California Lemon Laws

California Lemon Law Details
There is a long standing tradition in Hollywood to give credit to everyone associated with the making of a movie or TV show. From the stars, writers and directors on down to the personal assistants and caterers; everybody gets a mention in the credit roll. It would only stand to reason that a California Lemon Law written to protect consumers couldn't just be called that. Nor could it merely be called Section 1790-1790.4 of the Civil Code.

In California, the lemon law is referred to as the Song-Beverly Warranty Rights. These would be the names of the two legislatures who originally put forth the bill. Although they might not get a star on the Hollywood walk of fame, you will certainly remember their name if you ever get stuck with a lemon.
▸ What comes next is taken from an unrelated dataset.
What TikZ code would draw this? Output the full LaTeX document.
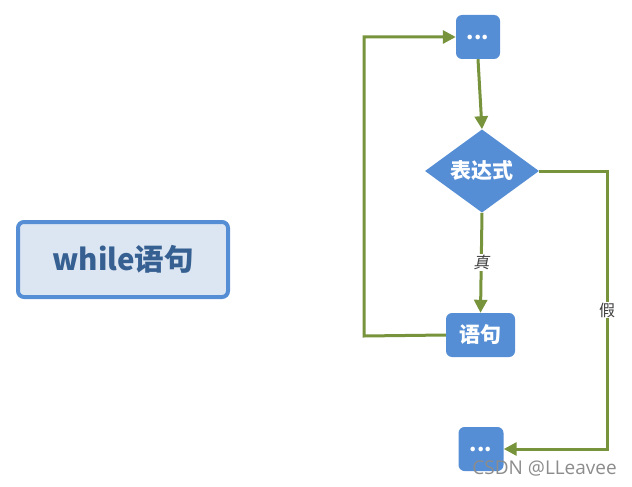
\documentclass[tikz,border=0pt]{standalone}
\usepackage{fontspec}
\setmainfont{Noto Sans CJK SC}
\newfontfamily\cjkslant[FakeSlant=0.2]{Noto Sans CJK SC}
\newfontfamily\wmfont{Open Sans}
\usetikzlibrary{shapes.geometric,arrows.meta}
\definecolor{boxblue}{HTML}{558ED5}
\definecolor{lightfill}{HTML}{DCE6F2}
\definecolor{darktext}{HTML}{376092}
\definecolor{lgreen}{HTML}{77933C}
\begin{document}
\begin{tikzpicture}[x=1pt,y=-1pt,
  blk/.style={draw=none,fill=boxblue,rounded corners=6pt,text=white,font=\bfseries\fontsize{21}{23}\selectfont,inner sep=0pt,minimum height=44pt},
  dec/.style={diamond,draw=none,fill=boxblue,text=white,font=\bfseries\fontsize{21}{23}\selectfont,inner sep=0pt,minimum width=114pt,minimum height=77pt},
  conn/.style={draw=lgreen,line width=3pt,-{Triangle[length=13pt,width=13pt]}},
  lbl/.style={fill=white,text=black!75,font=\fontsize{16}{18}\selectfont,inner sep=1pt}]
\useasboundingbox (0,0) rectangle (632,487);
\node[draw=boxblue,line width=4pt,fill=lightfill,rounded corners=6pt,minimum width=210pt,minimum height=75pt,text=darktext,font=\bfseries\fontsize{29.5}{32}\selectfont] (title) at (123,259.5) {while语句};
\node[blk,minimum width=44pt] (top) at (478,37) {...};
\node[dec] (cond) at (482,171) {表达式};
\node[blk,minimum width=69pt] (stmt) at (480.5,335) {语句};
\node[blk,minimum width=45pt] (bot) at (481,449) {...};
\coordinate (lb) at (364,336);
\coordinate (lt) at (364,37);
\coordinate (rt) at (607,171);
\coordinate (rb) at (607,449);
\draw[conn] (top.south) -- (cond.north);
\draw[conn] (cond.south) -- node[lbl,pos=0.5,font=\cjkslant\fontsize{16}{18}\selectfont]{真} (stmt.north);
\draw[conn] (stmt.west) -- (lb) -- (lt) -- (top.west);
\draw[conn] (cond.east) -- (rt) -- node[lbl,pos=0.5]{假} (rb) -- (bot.east);
\node[text=black!45,font=\wmfont\fontsize{19}{21}\selectfont,anchor=east,inner sep=0pt] (wm) at (617,468) {CSDN @LLeavee};
\end{tikzpicture}
\end{document}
One unique benefit of the California Lemon Law is that it extends for the entire period of your warranty. In other words, if you have a three year warrant and your "lemon problem" crops up after two years, you can still seek a remedy. However, there is a statute of limitations of four years from when the warranty expires to when you can bring a lawsuit. Bottom line: don't wait!

California Lemon Law Qualifications
Built on the template of other states' lemon laws, the California version states that if you have a defect with your car that is covered by your warranty you need to allow the car maker a reasonable amount of attempts to fix the problem. That reasonable amount has a limit of four or 30 days of non-use; whichever comes first.

After that time, you can seek a remedy from the car maker. There are a few caveats with these qualifications.

First of all, this law only applies to cars that have been bought primarily for personal or family use. If the car in question was purchased for a business or company car then the gross vehicle weight needs to come in under 10,000 pounds. This law does not cover motorcycles or off-road vehicles.

California Lemon Law Remedies
If a car maker has their own state-certified arbitration board, you will need to work through them to resolve the matter. The key word there is "state-certified." If the auto manufacturer does not have a state-certified program then they will have to automatically comply with the California code.

Under the law, if your car has met the qualifications for what constitutes a lemon, then you are entitled to a replacement car or full refund. That choice will be yours. Along with that choice the car maker will be responsible for paying for or refunding any sales or use tax, license, registration, and other official fees. Additionally, the car maker will also have to reimburse you any costs you paid out for towing, repairs or rental cars.

Even with all that potential refund coming your way, the auto maker is entitled to recoup a use cost for the vehicle. Basically this means they can charge for those times you actually got to drive the car when it wasn't in the shop.